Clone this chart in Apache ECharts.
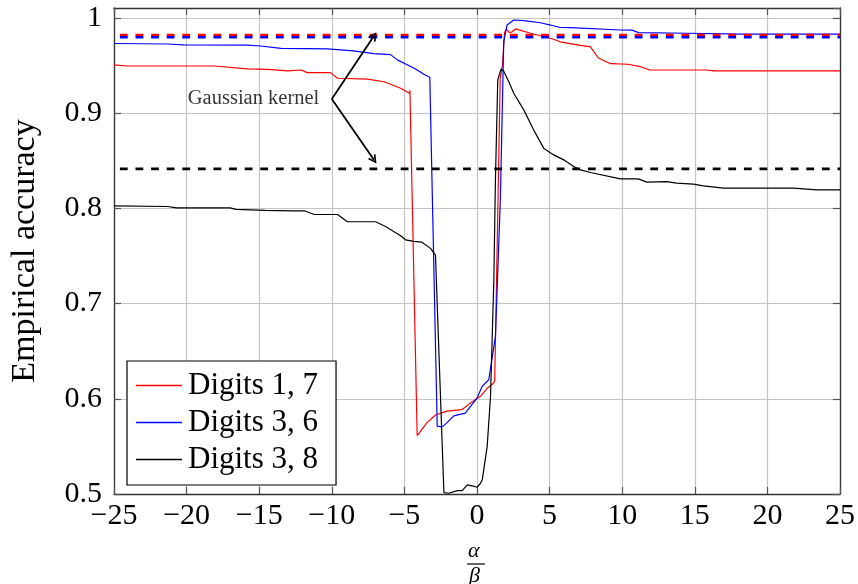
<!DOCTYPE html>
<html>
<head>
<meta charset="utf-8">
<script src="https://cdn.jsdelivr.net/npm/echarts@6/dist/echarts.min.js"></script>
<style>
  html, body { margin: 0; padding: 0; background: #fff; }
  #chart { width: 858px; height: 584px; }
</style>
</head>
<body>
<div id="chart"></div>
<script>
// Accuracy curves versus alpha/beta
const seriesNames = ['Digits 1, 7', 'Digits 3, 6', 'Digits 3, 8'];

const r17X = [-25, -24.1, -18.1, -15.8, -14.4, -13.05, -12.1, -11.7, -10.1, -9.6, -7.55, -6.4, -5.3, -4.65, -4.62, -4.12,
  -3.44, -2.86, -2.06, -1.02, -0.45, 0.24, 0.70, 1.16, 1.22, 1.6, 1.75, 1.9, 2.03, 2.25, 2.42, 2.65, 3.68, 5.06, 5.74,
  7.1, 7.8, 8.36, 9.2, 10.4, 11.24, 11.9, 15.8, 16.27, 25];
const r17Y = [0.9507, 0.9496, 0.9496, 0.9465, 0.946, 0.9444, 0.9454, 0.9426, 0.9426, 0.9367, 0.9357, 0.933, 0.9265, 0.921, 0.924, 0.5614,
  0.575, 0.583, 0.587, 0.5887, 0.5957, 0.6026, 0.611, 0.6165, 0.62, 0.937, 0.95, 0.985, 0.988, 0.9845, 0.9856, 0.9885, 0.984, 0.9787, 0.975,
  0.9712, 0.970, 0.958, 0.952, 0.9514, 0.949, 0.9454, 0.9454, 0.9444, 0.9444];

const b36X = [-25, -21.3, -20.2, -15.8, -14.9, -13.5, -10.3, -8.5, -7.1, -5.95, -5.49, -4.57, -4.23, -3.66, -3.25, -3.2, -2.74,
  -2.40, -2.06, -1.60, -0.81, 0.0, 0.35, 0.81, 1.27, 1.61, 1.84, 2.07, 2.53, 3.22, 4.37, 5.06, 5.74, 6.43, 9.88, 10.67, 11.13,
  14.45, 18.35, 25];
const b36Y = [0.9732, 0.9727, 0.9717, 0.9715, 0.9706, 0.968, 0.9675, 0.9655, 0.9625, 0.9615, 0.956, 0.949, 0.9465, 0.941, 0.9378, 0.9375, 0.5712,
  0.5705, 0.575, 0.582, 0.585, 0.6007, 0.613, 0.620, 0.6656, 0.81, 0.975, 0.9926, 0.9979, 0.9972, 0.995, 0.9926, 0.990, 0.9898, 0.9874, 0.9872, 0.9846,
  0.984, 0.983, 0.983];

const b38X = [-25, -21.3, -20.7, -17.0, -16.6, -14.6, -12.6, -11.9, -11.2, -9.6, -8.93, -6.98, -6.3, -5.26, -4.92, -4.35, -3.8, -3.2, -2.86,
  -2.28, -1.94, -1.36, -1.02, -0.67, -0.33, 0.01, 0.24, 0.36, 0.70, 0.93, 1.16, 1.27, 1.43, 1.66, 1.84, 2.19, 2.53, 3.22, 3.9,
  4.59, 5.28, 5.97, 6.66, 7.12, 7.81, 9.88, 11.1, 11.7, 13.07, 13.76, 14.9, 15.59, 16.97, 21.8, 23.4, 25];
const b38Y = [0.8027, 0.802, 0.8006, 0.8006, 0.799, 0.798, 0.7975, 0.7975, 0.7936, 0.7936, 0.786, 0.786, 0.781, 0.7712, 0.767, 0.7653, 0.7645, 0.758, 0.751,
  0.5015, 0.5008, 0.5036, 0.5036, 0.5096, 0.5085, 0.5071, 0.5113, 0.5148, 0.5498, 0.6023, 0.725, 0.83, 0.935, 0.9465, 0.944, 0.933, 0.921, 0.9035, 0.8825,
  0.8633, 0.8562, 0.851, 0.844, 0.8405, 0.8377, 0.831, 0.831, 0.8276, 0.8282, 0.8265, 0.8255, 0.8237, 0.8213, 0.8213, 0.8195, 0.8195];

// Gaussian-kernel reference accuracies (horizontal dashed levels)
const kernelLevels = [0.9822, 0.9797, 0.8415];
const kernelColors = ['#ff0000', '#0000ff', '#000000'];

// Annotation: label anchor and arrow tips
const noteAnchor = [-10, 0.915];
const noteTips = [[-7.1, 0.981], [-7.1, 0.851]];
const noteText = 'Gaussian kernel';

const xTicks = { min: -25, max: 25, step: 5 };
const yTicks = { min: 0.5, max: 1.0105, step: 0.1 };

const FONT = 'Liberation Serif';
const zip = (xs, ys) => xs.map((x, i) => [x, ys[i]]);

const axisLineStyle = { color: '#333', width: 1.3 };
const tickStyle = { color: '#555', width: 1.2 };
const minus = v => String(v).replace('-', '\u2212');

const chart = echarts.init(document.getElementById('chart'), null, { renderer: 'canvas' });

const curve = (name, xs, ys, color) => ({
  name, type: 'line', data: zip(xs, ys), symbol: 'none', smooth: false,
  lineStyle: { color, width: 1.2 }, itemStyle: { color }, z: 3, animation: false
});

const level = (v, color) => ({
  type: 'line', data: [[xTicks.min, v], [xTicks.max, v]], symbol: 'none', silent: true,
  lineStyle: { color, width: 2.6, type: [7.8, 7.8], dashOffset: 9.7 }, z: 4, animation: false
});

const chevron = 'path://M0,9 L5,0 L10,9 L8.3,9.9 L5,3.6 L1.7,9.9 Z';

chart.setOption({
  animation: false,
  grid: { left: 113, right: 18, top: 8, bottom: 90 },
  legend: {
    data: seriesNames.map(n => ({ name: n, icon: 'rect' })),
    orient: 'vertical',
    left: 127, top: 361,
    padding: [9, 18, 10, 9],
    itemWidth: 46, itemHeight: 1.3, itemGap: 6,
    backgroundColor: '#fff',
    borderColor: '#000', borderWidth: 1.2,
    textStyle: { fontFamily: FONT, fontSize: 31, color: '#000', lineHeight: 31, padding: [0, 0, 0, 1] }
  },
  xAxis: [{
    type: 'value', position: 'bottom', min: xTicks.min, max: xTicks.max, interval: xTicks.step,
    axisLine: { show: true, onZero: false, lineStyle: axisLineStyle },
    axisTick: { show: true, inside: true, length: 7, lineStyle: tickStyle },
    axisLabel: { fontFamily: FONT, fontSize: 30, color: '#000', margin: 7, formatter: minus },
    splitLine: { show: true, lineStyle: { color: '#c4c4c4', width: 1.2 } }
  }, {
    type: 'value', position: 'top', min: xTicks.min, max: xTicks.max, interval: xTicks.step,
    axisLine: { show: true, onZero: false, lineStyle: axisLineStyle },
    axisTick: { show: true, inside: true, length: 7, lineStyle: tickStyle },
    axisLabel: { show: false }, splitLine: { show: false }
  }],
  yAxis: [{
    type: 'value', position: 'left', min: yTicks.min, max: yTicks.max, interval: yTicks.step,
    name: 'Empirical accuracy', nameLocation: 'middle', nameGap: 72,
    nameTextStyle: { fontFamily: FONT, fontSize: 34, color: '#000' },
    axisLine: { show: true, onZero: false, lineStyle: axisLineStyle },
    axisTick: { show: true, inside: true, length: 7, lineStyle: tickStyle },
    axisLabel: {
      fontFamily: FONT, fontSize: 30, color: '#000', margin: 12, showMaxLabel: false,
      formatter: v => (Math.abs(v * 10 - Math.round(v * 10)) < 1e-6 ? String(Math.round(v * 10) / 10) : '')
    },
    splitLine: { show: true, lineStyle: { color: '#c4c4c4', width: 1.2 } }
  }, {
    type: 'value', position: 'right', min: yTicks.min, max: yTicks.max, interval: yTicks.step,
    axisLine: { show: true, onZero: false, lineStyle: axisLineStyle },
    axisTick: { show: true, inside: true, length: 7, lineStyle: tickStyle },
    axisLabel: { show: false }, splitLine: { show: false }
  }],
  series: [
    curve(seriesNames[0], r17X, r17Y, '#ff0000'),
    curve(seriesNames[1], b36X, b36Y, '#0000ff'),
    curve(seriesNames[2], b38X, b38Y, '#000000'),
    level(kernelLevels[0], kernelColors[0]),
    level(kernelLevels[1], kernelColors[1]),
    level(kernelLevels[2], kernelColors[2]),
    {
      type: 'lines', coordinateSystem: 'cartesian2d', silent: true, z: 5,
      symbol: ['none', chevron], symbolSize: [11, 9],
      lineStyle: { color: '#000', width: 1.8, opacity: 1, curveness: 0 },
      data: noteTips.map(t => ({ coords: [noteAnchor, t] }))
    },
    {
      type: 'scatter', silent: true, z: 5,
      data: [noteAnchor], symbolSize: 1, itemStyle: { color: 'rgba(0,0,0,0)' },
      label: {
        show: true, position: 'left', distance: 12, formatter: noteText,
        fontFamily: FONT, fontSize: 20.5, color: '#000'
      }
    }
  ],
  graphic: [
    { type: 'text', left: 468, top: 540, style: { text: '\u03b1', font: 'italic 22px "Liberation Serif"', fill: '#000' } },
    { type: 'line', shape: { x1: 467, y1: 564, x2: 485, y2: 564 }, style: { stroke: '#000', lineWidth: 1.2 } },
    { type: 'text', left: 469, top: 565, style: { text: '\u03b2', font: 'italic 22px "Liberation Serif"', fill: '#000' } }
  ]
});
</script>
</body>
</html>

[DIRECTION]:
Your task is to return the lines above, from the first one up to and including the line containing "const seriesNames = ['Digits", minus any pictures.

[OUTPUT]:
Clone this chart in Apache ECharts.
<!DOCTYPE html>
<html>
<head>
<meta charset="utf-8">
<script src="https://cdn.jsdelivr.net/npm/echarts@6/dist/echarts.min.js"></script>
<style>
  html, body { margin: 0; padding: 0; background: #fff; }
  #chart { width: 858px; height: 584px; }
</style>
</head>
<body>
<div id="chart"></div>
<script>
// Accuracy curves versus alpha/beta
const seriesNames = ['Digits 1, 7', 'Digits 3, 6', 'Digits 3, 8'];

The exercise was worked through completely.